Foundation Shade Ranges: Exploring Systematic Racism in the Fashion Industry

Until recently, most makeup brands have not extended their shade range to suit darker skin tones. Makeup giants have taken the time to perfect every shade and hue of beige, yet this effort has been near non-existent for darker tones. The conversation around diversity in makeup has grown over recent years, but where is this change happening, and is it quick enough?

The lack of availability of foundation shades has been a well-documented issue amongst people of colour who do not fit into the outdated ‘one size fits all’ model perpetuated by the beauty industry. Positively, In the past couple of years we have witnessed this begin to shift. Inclusivity is now at the forefront of the conversation rather than the afterthought it had always been. Whilst there is still much more to do, providing one token dark shade amongst 11 other beige shades is finally no longer acceptable.

Rihanna’s Fenty cosmetics is often credited as the catalyst for this change. Fenty beauty launched in 2017 and introduced the Pro Filt’r foundation with an impressive 40 shades. Whilst not the first to create an extensive shade range, Fenty beauty stood out as a brand with a clear goal of diversity.  They sought to become inclusive in every product, beyond foundation and into lipsticks, eyeshadow, highlighter and more. Fenty provided women of all shades to fill their makeup bag with products that actually suit the hues and undertones of their skin.

credit: Fenty Beauty

Certainly, brands such as Make up for Ever and MAC have always had a wide variety of shades, but these were often studio lines and there was only a few. Here, Fenty was able to permanently change the makeup game. Fenty set a precedent for other makeup brands, forcing a 40-shade range to become the norm.

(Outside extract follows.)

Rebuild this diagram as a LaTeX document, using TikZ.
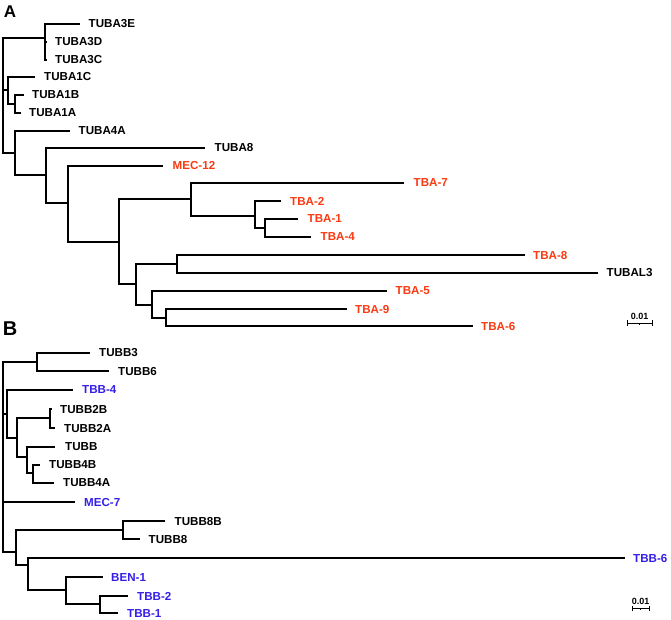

Luxury brands have since revamped their foundation offerings like Estee Lauder who now provide the iconic Double Wear foundation in a huge 56 shades with African-American Anok Yai the face of the campaign. High street brands have attempted to follow suit such as the iconic Maybelline Age Rewind concealer whose shade range has doubled.

credit: Global Cosmetics News

There have been clear advances in the makeup industry for women of colour, but there are still many improvements that must be made. Whilst Fenty has hugely impacted the makeup world it is simply not affordable for many, particularly students. If you look in Boots and Superdrug to provide an affordable foundation as a person of colour you will still probably leave empty-handed. To observe the strides being made in luxury makeup yet still be greeted by the 12 shades of beige in drugstore is hugely disappointing. Of course, these brands are only given so much shelf space and will put out the shades that they think will sell best. But, the huge demand for brands like Fenty and the speed at which the dark shades sell out shows that the customer base is there, eager to snap up a spectrum of shades. The myth that darker shades don’t sell has been debunked and is not an excuse for inequality in beauty.

Ultimately, there have been important developments in the beauty industry in the last few years. But it is time for these changes to become more visible in high-street stores. Accessibility of suitable products is a huge issue for people of colour and this must be improved.